Promoting Doha: Some free space for the Arab world?

The Jakarta Post ,  Jakarta   |  Wed, 05/10/2006 12:07 PM  |  Life

Tiny states must be aggressive to survive and many try harder than bigger and more complacent countries.

Among the Gulf countries Qatar, judging from the ongoing construction of gleaming structures in its seaside capital, looks rich enough for its population of 800,000, a fraction of Jakarta's ""Big Durian"" -- but it's not sitting smug, even though its energy department reports that the nation has some 14.7 percent of the world's natural gas reserves.

Reaching 80 kilometers in width from coast to coast, a little more than the distance from Jakarta to Bogor, Qatar depends heavily on foreign investment and foreign workers to develop all its available resources. Last month a report said 1,000 Indonesian drivers were being deployed to the country, joining the few thousand other Indonesian mining workers and maids.

Located halfway along the west coast of the Arabian Gulf, between immediate neighbors Bahrain and the United Arab Emirates, Qatar also diligently promotes why it is attractive, not only to tourists lured to desert and ocean adventure, but to the world intellectual community and their jargon of democracy and human rights.

Vast hotels like the Sheraton Doha, cater to not only business people and tourists but also the thousands of guests of the emirate, invited to its dozens of international talks.

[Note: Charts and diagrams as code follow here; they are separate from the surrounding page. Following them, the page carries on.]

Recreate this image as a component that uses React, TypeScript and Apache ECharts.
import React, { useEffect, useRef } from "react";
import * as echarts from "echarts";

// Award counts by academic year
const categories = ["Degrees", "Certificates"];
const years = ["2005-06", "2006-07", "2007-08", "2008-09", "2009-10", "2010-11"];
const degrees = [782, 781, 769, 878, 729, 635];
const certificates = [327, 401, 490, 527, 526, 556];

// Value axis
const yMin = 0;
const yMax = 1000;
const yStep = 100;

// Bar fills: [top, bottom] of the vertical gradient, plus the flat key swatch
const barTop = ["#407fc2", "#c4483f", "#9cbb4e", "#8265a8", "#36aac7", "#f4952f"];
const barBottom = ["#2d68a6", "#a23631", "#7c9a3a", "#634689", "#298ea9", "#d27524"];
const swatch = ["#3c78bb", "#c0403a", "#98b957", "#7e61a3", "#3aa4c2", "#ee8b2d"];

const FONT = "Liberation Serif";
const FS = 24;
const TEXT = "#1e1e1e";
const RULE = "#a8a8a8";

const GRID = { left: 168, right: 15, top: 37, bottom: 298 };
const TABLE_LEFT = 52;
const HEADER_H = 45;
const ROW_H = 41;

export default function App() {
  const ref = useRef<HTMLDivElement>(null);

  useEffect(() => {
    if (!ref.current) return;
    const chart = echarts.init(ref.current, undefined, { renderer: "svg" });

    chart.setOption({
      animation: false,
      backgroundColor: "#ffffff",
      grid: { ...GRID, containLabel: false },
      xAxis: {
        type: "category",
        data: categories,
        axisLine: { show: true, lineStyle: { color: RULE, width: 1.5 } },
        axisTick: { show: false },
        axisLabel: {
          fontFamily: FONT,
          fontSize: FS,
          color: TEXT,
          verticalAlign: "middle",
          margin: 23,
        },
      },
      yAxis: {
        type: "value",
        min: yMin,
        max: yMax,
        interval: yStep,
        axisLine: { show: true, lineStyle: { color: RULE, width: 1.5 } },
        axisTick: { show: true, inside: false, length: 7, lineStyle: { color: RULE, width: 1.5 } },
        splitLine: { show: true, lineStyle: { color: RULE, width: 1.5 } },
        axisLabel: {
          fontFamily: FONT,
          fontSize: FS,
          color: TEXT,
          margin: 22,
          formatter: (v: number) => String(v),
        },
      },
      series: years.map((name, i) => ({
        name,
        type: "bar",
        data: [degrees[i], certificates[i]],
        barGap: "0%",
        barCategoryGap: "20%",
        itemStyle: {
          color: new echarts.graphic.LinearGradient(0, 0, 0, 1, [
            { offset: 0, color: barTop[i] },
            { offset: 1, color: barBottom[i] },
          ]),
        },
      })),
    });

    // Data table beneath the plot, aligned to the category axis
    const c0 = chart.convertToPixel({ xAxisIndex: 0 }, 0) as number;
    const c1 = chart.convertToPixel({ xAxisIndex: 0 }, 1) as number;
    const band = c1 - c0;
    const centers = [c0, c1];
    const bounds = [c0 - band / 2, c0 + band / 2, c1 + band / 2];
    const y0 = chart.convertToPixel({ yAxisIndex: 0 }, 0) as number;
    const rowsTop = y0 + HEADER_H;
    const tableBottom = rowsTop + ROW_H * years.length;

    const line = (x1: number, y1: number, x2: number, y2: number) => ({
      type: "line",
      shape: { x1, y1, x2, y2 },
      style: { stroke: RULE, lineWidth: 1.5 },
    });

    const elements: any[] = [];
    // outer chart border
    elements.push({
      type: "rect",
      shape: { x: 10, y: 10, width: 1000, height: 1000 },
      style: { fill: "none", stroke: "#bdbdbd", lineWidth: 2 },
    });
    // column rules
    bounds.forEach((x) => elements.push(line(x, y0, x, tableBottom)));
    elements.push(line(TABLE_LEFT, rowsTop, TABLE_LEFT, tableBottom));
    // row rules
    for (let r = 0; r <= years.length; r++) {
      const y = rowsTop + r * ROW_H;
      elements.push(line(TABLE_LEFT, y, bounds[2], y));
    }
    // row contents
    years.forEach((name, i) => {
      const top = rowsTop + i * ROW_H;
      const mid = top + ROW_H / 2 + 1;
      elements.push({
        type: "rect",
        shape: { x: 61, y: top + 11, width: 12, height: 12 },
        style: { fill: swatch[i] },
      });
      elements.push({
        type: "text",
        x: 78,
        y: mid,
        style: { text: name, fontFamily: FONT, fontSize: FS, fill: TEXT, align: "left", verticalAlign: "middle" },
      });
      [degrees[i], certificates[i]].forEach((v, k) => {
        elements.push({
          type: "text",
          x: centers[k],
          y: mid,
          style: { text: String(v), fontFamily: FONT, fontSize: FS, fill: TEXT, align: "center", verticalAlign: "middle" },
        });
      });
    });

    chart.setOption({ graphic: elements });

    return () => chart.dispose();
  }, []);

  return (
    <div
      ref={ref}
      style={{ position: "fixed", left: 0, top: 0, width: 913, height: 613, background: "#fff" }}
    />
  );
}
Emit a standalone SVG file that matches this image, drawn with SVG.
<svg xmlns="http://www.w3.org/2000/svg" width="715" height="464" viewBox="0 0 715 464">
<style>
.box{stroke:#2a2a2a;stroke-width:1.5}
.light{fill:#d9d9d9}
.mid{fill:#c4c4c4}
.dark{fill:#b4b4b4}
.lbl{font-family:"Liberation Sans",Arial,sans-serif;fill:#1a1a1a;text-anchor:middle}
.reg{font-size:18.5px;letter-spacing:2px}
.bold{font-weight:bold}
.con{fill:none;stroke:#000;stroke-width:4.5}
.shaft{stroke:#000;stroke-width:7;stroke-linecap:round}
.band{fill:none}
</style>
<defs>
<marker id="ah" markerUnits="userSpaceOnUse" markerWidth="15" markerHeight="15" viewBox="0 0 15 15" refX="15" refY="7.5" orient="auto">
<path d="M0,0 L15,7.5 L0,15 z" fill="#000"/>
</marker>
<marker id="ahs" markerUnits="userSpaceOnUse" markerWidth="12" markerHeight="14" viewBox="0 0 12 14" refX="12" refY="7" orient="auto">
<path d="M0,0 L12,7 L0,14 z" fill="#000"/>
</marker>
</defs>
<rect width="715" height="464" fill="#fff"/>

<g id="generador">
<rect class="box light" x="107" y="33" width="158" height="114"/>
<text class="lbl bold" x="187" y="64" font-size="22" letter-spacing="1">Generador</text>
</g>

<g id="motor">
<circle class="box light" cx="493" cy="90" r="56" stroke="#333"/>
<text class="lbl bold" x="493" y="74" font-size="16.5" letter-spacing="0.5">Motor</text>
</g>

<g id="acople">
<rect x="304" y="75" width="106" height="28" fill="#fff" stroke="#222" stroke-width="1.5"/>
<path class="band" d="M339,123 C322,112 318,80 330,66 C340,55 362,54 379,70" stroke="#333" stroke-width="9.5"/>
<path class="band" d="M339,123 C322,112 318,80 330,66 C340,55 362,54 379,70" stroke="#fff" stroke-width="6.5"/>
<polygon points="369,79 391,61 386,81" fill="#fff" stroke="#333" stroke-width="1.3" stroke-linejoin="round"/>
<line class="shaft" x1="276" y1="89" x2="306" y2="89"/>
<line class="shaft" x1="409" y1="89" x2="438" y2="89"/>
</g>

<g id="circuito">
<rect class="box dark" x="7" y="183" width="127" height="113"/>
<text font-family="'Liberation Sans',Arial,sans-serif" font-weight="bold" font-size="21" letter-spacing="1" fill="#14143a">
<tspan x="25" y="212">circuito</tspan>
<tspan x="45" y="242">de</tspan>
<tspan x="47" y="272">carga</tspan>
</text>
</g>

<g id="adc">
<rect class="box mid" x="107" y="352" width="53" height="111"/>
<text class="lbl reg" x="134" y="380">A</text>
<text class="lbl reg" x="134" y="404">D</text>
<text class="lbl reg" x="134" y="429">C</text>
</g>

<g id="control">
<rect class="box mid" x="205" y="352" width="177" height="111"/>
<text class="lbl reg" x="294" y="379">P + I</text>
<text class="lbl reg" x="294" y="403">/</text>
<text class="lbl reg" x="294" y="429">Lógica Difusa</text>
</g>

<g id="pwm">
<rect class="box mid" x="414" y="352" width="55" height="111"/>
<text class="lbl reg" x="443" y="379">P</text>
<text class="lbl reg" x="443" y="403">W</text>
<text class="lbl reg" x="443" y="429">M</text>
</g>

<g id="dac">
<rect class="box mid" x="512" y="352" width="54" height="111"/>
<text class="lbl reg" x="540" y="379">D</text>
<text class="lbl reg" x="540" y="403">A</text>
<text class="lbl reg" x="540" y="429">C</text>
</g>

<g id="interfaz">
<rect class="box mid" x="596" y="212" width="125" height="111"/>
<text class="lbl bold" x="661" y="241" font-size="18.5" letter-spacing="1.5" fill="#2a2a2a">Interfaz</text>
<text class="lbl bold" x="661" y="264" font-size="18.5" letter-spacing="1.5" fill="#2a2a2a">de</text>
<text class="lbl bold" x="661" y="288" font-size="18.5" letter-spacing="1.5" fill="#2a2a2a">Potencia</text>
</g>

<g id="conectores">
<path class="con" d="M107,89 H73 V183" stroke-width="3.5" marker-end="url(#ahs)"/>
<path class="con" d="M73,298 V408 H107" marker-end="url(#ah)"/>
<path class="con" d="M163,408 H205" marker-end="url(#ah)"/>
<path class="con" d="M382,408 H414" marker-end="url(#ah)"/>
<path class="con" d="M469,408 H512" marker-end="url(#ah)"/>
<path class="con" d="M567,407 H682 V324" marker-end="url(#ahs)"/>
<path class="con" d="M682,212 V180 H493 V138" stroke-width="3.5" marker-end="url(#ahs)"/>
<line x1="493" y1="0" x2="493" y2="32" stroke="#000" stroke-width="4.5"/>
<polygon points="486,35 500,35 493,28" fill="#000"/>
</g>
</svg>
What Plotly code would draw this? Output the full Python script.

The government has successfully made Doha familiar to the world now as a permanent part of the World Trade Organization rounds and its preceding conferences.

At the April talks the host, the Emir Sheikh Hamad bin Khalifa Al Thani, showed the government had noble aims. He said ""... It requires internal political measures which enable the citizen to participate in the affairs of his country and shoulder his responsibilities."" Sustainable development, he added, is only possible if ""the citizen is allowed to participate in decision-making and to protect his economic interests.""

When it comes to countries like those in the Middle East, the perceived gap between rhetoric and reality is about rulers ""allowing some autonomous space,"" says George Joffe of London's King's College and Center for International Studies.

As in Latin America and Eastern European nations, the professor said, the rulers ""will find it too costly to want to control everything"" although Joffe pointed out it wasn't necessary to duplicate western models, which have their own flaws.

And as in the experience of Indonesia, presidents nowadays have advisors who remind their bosses of the fears of investors every time they are seen to mull harsh authoritative measures.

Qatar, says former Lebanon's finance minister Georges Cormm, is among the few Gulf countries with a ""clear strategy and vision"" of what it wants. Even so, a Qatari businessman, Hassan Al Jaffiri, questioned at the conference why locals weren't being educated in line with the needs of the job market.

The officialdom was ""self serving,"" he said, as quoted by The Peninsula English daily, while senior officials were getting ""the lion's share of initial public offerings."" More jobs were needed, he said, adding that those employed in the private sector were mostly foreigners.

At least for these badly needed foreigners, Qatar seems to be on the right track. A few foreign women were lounging on the terrace of a cafe one April sunny morning outside the newly renovated old market in town, while local men in their white robes chatted and smoked.

City planners have obviously realized that visitors look for the arabesque atmosphere from the traditional markets or souk, not just posh malls and dreary department stores. A couple of British women, identifying themselves only as the family of an expatriate working for an oil company, were enjoying apple-flavored shia shia, the traditional hookah, a ""must try"" in these parts.

Behind the cafe, women with their faces covered in black were weaving bright colored bags in their market kiosks. The black abaya is the tradition here for women (though not so a few decades ago, judging from a photo exhibit of old Qatar here), often leaving to the public view beautifully made up eyes, and in the case of young volunteers at the conference, a bit of their jeans or bright red trousers.

But foreign women were at the pool in bikinis and on the streets in shorts and sleeveless shirts and, of course, unveiled.

Qatar, says Lyn, one of the above foreigners, is very pleasant -- ""no one ever bothers us."" Unlike some rowdy occasions in Indonesian cities, where police are conspicuously absent in raids by zealots.